Researchers today need to deal with an avalanche of data—from environmental sensor networks (both on land and at sea), social media feeds, LiDAR, and outputs from global- and regional-scale atmospheric circulation and general climate models and simulations. Because of this, “big data” is emerging as a major research theme for the academic community.
I recently had the opportunity to attend GIScience 2012, which is convened every two years and brings together leading researchers from around the world to reflect on a wide spectrum of geographic information science research areas. Attendees are normally university academics and graduate students working in the areas of geography, computer science, information science, cognitive science, mathematics, philosophy, psychology, social science, environmental sciences, and spatial statistics.
One of my goals as Esri’s Chief Scientist is to try to understand and articulate what big data means for the academic community. GIScience 2012 proved to be the perfect venue for this.
Academics tend to think in terms of questions. Among the many questions they seem very interested in at the moment are:
- What new fundamental problems does big data pose to GIScience?
- How can we best to foster and synergize research on big data across pertinent research communities?
- What are the significant kinds of big data from a spatial perspective? Why do they matter?
- What are the challenging issues of modeling uncertainty in big data?
- How can we best prepare the students in the use, development of, and analysis of big data?
In response to these and other questions, a number of research areas are being pursued, including:
- Most GIScience algorithms need to be rewritten to fit the new infrastructure of big data.
- Various communities—such as the machine learning and complex process modeling communities—need to talk to each other and work together.
- We have succeeded in getting metadata to talk to data. We now need models talking to data, models talking to other models, and models talking to us via effective workflows.
Among the “V” tenets of big data, Variety may be the most interesting for the academic community, with data coming from more sources and types (picture, video, audio, text, scientific observations, scientific models), perspectives (governments, military, NGOs, etc.), and the various cultures of contributing data (e.g., government vs. citizen scientist). A more holistic view is gained by considering all of these.
This community is also very keen on semantics, with the aim toward semantically annotating big data and making it understandable to both humans and machines, easing publishing, retrieving, and exploring. Many challenges still remain in improving the exploration of the data. For example, how can we come up with new paradigms to browse and navigate through data without pre-sized queries?
Big Data and Esri
The IT industry has launched a whole series of technologies to manage and process the deluge of big data using advanced techniques such as parallel processing, in-stream processing, and related techniques. In my brief remarks at GIScience 2012 as a member of a plenary panel on big data, I shared that Esri is still working through and researching various issues, approaches, and technologies related to big data, and developing prototypes.

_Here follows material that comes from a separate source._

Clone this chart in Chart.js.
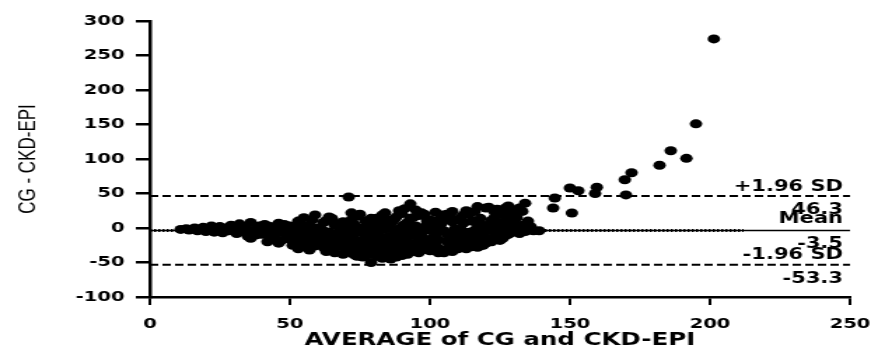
<!DOCTYPE html>
<html>
<head>
<meta charset="utf-8">
<script src="https://cdn.jsdelivr.net/npm/chart.js@4.4.0/dist/chart.umd.min.js"></script>
<style>
  body { margin: 0; background: #fff; }
  #wrap { width: 871px; height: 349px; overflow: hidden; }
  /* the original picture is stretched sideways, so the canvas is too */
  #c { transform: scaleX(1.4003); transform-origin: 0 0; }
</style>
</head>
<body>
<div id="wrap"><canvas id="c" width="622" height="349"></canvas></div>
<script>
// average of CG and CKD-EPI (x) and CG - CKD-EPI (y)
const averages = [
    11, 13, 14, 16, 17, 18, 19, 20,
    21, 22, 23, 24, 25, 26, 27, 28, 29, 30,
    31, 32, 33, 34, 35, 36, 37, 38, 39, 40, 36, 38, 34,
    41, 42, 43, 44, 45, 46, 47, 48, 49, 50, 42, 44, 46, 48, 50, 47, 43, 45,
    51, 52, 53, 54, 55, 56, 57, 58, 59, 60, 51, 52, 53, 54, 55, 56, 57, 58, 59, 60, 53, 57, 55, 59,
    61, 62, 63, 64, 65, 66, 67, 68, 69, 70, 61, 62, 63, 64, 65, 66, 67, 68, 69, 70,
    61, 62, 63, 64, 65, 66, 67, 68, 69, 70, 62, 64, 66, 68, 70,
    71, 71, 72, 73, 74, 75, 76, 77, 78, 79, 80, 71, 72, 73, 74, 75, 76, 77, 78, 79, 80,
    71, 72, 73, 74, 75, 76, 77, 78, 79, 80, 72, 74, 76, 78, 80, 73, 75, 77, 79,
    81, 82, 83, 84, 85, 86, 87, 88, 89, 90, 81, 82, 83, 84, 85, 86, 87, 88, 89, 90,
    81, 82, 83, 84, 85, 86, 87, 88, 89, 90, 81, 82, 83, 84, 85, 86, 87, 88, 89, 90, 83, 85, 87, 89,
    91, 92, 93, 94, 95, 96, 97, 98, 99, 100, 91, 92, 93, 94, 95, 96, 97, 98, 99, 100,
    91, 92, 93, 94, 95, 96, 97, 98, 99, 100, 91, 93, 95, 97, 99, 92, 94, 96, 98, 100,
    101, 102, 103, 104, 105, 106, 107, 108, 109, 110, 101, 102, 103, 104, 105, 106, 107, 108, 109, 110,
    101, 102, 103, 104, 105, 106, 107, 108, 109, 110, 102, 104, 106, 108, 110, 103,
    111, 112, 113, 114, 115, 116, 117, 118, 119, 120, 111, 112, 113, 114, 115, 116, 117, 118, 119, 120,
    111, 112, 113, 114, 115, 116, 117, 118, 119, 120, 112, 114, 116, 118, 120,
    121, 122, 123, 124, 125, 126, 127, 128, 129, 130, 121, 122, 123, 124, 125, 126, 127, 128, 129, 130,
    121, 122, 123, 124, 125, 126, 127, 128, 129, 130, 123, 125, 127,
    131, 132, 133, 134, 135, 131, 132, 133, 134, 135, 136, 130, 132, 134, 137, 139, 128, 136,
    144.6, 144, 150.7, 150, 153, 159.6, 159, 169.6, 170, 172, 182, 186, 191.6, 195, 201.4
];
const differences = [
    -2, -1, -3, 0, -4, -2, 1, -5,
    -1, 3, -6, -3, 2, -7, 0, -4, 4, -2,
    -8, 6, -3, 1, -12, 8, -5, -1, 3, -9, -15, -10, -6,
    5, -4, -14, 0, -8, 7, -18, -2, -11, 3, -20, -12, -22, 5, -16, -6, 2, -1,
    -25, -7, 10, -13, -2, -28, 4, -19, 19, -10, 1, -17, -30, 6, -22, -5, -12, 12, -26, 0, -9, -32, 15, -3,
    -20, 8, -34, -6, 14, -15, -27, 2, -38, -9, -2, -28, 11, -17, -31, 4, -11, -22, 9, -33,
    -12, -4, -24, 16, -8, -36, 6, -14, -26, 1, -18, -30, -20, -7, -16,
    45, -23, 12, -39, -3, 20, -30, -12, 7, -50, -19, 3, -14, -28, 17, -6, -42, 10, -25, -1, -36,
    -35, -8, 5, -20, -33, 0, -17, -38, 14, -10, 22, -41, -24, -4, 4, -16, -26, -40, -30,
    -41, 9, -27, 22, -13, -45, -3, 16, -32, -20, -6, -22, 3, -35, 12, -16, -29, -8, 25, -40,
    14, -31, -15, -2, -38, 6, -24, -42, -11, 2, -26, -12, 19, -19, 0, -33, 11, -28, -5, 21, -44, -23, -36, -18,
    -27, 8, 35, -34, -9, 18, -22, 1, -30, 12, -13, -38, -2, 15, -26, -5, 22, -16, 4, -33,
    5, -20, -30, -11, 26, -36, -8, -28, -19, -3, 28, 14, 3, -32, 10, -7, -24, -17, 20, -24,
    -14, 23, -29, 6, -36, -8, 17, -22, -1, -30, 2, -20, 11, -34, -4, 20, -27, 9, -15, -6,
    -25, -9, -17, -3, 14, -31, -12, 24, -28, 12, 5, 19, -19, -34, -20, -36,
    -24, 7, -11, 20, -27, -3, 31, -18, 4, -22, 15, -15, -30, -6, 10, -21, -9, 14, -25, -4,
    -2, -26, 25, -17, -12, 24, -28, 2, -10, 29, 19, -23, 9, -26, -14,
    -17, 11, -6, 27, -13, 4, 18, -9, 25, -2, 3, -20, 15, -10, 8, -15, -3, 12, -7, 22,
    30, -2, -14, 1, 20, 26, -11, 6, 0, 9, 24, -18, 29,
    -4, 29, 4, 36, -2, 15, -1, 24, -5, 10, -3, 26, -8, -1, -4, -4, 32, 2,
    43.5, 29, 21.7, 58, 54, 59, 50, 70, 48, 80, 91, 112, 101, 151, 274
];

const meanDiff = -3.5;
const upperLimit = 46.3;
const lowerLimit = -53.3;
const xRange = [0, 250];
const yRange = [-100, 300];
const dottedEnd = 212;

const points = averages.map((x, i) => ({x: x, y: differences[i]}));

function hLine(yVal, x0, x1) {
    return [{x: x0, y: yVal}, {x: x1, y: yVal}];
}

Chart.defaults.font.family = '"DejaVu Sans"';
Chart.defaults.color = '#000';

const limitLabels = {
    id: 'limitLabels',
    afterDatasetsDraw(chart) {
        const {ctx, chartArea, scales: {y}} = chart;
        const xr = chartArea.right - 5;
        ctx.save();
        ctx.font = 'bold 15px "DejaVu Sans"';
        ctx.fillStyle = '#000';
        ctx.textAlign = 'right';
        ctx.fillText('+1.96 SD', xr, y.getPixelForValue(upperLimit) - 5);
        ctx.fillText(upperLimit.toFixed(1), xr, y.getPixelForValue(upperLimit) + 18);
        ctx.fillText('Mean', xr, y.getPixelForValue(meanDiff) - 7);
        ctx.fillText(meanDiff.toFixed(1), xr, y.getPixelForValue(meanDiff) + 18);
        ctx.fillText('-1.96 SD', xr, y.getPixelForValue(lowerLimit) - 6);
        ctx.fillText(lowerLimit.toFixed(1), xr, y.getPixelForValue(lowerLimit) + 18);
        ctx.restore();
    }
};

new Chart(document.getElementById('c'), {
    type: 'scatter',
    data: {
        datasets: [
            {
                data: points,
                pointRadius: 4.5,
                pointBorderWidth: 0,
                backgroundColor: '#000',
                borderColor: '#000'
            },
            {
                type: 'line',
                data: hLine(upperLimit, xRange[0], xRange[1]),
                borderColor: '#000',
                borderWidth: 2,
                borderDash: [6, 3],
                pointRadius: 0
            },
            {
                type: 'line',
                data: hLine(lowerLimit, xRange[0], xRange[1]),
                borderColor: '#000',
                borderWidth: 2,
                borderDash: [6, 3],
                pointRadius: 0
            },
            {
                type: 'line',
                data: hLine(meanDiff, xRange[0], xRange[1]),
                borderColor: '#000',
                borderWidth: 1.5,
                pointRadius: 0
            },
            {
                type: 'line',
                data: hLine(meanDiff, xRange[0], dottedEnd),
                borderColor: '#000',
                borderWidth: 3,
                borderDash: [1.5, 1.5],
                pointRadius: 0
            }
        ]
    },
    options: {
        responsive: false,
        devicePixelRatio: 1,
        animation: false,
        layout: {padding: {top: 21, right: 15, left: 0, bottom: 0}},
        plugins: {legend: {display: false}, tooltip: {enabled: false}},
        scales: {
            x: {
                type: 'linear',
                min: xRange[0],
                max: xRange[1],
                ticks: {stepSize: 50, padding: 11, font: {size: 14, weight: 'bold'}},
                grid: {drawOnChartArea: false, tickLength: 8, color: '#000', lineWidth: 2},
                border: {color: '#000', width: 2.5},
                title: {
                    display: true,
                    text: 'AVERAGE of CG and CKD-EPI',
                    font: {size: 17.5, weight: 'bold', lineHeight: 1},
                    padding: {top: 0, bottom: 0}
                },
                afterFit(scale) {
                    scale.height = 52;
                    scale.paddingLeft = 0;
                    scale.paddingRight = 0;
                }
            },
            y: {
                min: yRange[0],
                max: yRange[1],
                ticks: {stepSize: 50, padding: 8, font: {size: 14, weight: 'bold'}},
                grid: {drawOnChartArea: false, tickLength: 10, color: '#000', lineWidth: 2.5},
                border: {color: '#000', width: 2.5},
                title: {
                    display: true,
                    text: 'CG - CKD-EPI',
                    font: {family: '"Liberation Sans"', size: 17, weight: 'normal'},
                    padding: {top: 10, bottom: 0}
                },
                afterFit(scale) {
                    scale.width = 107;
                    scale.paddingTop = 0;
                    scale.paddingBottom = 0;
                }
            }
        }
    },
    plugins: [limitLabels]
});
</script>
</body>
</html>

We are researching the importance of Volume, Velocity, and Variety, adding the two additional “V’s” of Veracity and Values (which resonates well with this community), and how these “V’s” will require significant departures from traditional SQL databases and processing workflows. We are also looking at the importance of developing or leveraging multi-node architectures, stream-processing engines for real-time analysis, and spatially-enabled NoSQL databases, document stores and search engines.
In terms of technologies, at Esri we are researching and experimenting with stream processing via Storm, Map Reduce frameworks via Hadoop, NoSQL databases via MongoDb, and scripting in Hive or Pig languages to do data processing.
Esri is working with several customers that have interest in leveraging GIS with big data. We are currently investigating how our platform can integrate with big data technologies and provide analytic and visualization solutions. We are also working with several of the leading big data vendors, such as IBM, and actively building prototypes that help us understand how best to support big data.